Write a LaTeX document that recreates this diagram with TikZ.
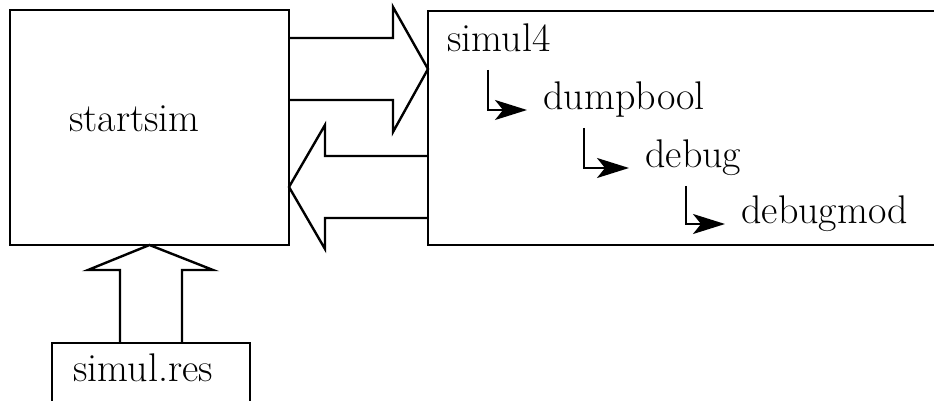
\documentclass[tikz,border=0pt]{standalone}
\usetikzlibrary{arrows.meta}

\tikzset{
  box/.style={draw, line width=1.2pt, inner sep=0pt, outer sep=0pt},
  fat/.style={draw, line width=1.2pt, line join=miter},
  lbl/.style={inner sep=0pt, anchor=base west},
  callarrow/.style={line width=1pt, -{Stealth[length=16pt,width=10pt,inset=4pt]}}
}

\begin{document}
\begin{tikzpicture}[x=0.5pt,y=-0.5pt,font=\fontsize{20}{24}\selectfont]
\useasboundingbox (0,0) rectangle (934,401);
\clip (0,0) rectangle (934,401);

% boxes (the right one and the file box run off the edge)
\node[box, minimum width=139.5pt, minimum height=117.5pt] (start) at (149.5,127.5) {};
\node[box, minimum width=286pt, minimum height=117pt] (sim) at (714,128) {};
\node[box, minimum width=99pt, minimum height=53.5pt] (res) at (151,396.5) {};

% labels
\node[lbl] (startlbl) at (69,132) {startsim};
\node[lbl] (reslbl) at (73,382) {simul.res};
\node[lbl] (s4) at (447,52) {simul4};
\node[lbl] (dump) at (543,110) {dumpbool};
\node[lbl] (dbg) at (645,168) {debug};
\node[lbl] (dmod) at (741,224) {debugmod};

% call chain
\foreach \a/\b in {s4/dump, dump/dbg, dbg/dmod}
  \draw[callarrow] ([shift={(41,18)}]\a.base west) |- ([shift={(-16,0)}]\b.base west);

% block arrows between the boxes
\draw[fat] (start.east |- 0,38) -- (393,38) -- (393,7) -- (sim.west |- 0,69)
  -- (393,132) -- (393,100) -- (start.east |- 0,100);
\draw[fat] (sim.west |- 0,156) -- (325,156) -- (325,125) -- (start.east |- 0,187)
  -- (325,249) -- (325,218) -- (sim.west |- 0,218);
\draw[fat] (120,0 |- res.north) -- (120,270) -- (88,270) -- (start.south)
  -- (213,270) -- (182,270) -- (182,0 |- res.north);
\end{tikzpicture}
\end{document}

+++

Return the full material word for word. Do not include the pictures.

● **ANSWER FOR THE TASK**:
Write a LaTeX document that recreates this diagram with TikZ.
\documentclass[tikz,border=0pt]{standalone}
\usetikzlibrary{arrows.meta}

\tikzset{
  box/.style={draw, line width=1.2pt, inner sep=0pt, outer sep=0pt},
  fat/.style={draw, line width=1.2pt, line join=miter},
  lbl/.style={inner sep=0pt, anchor=base west},
  callarrow/.style={line width=1pt, -{Stealth[length=16pt,width=10pt,inset=4pt]}}
}

\begin{document}
\begin{tikzpicture}[x=0.5pt,y=-0.5pt,font=\fontsize{20}{24}\selectfont]
\useasboundingbox (0,0) rectangle (934,401);
\clip (0,0) rectangle (934,401);

% boxes (the right one and the file box run off the edge)
\node[box, minimum width=139.5pt, minimum height=117.5pt] (start) at (149.5,127.5) {};
\node[box, minimum width=286pt, minimum height=117pt] (sim) at (714,128) {};
\node[box, minimum width=99pt, minimum height=53.5pt] (res) at (151,396.5) {};

% labels
\node[lbl] (startlbl) at (69,132) {startsim};
\node[lbl] (reslbl) at (73,382) {simul.res};
\node[lbl] (s4) at (447,52) {simul4};
\node[lbl] (dump) at (543,110) {dumpbool};
\node[lbl] (dbg) at (645,168) {debug};
\node[lbl] (dmod) at (741,224) {debugmod};

% call chain
\foreach \a/\b in {s4/dump, dump/dbg, dbg/dmod}
  \draw[callarrow] ([shift={(41,18)}]\a.base west) |- ([shift={(-16,0)}]\b.base west);

% block arrows between the boxes
\draw[fat] (start.east |- 0,38) -- (393,38) -- (393,7) -- (sim.west |- 0,69)
  -- (393,132) -- (393,100) -- (start.east |- 0,100);
\draw[fat] (sim.west |- 0,156) -- (325,156) -- (325,125) -- (start.east |- 0,187)
  -- (325,249) -- (325,218) -- (sim.west |- 0,218);
\draw[fat] (120,0 |- res.north) -- (120,270) -- (88,270) -- (start.south)
  -- (213,270) -- (182,270) -- (182,0 |- res.north);
\end{tikzpicture}
\end{document}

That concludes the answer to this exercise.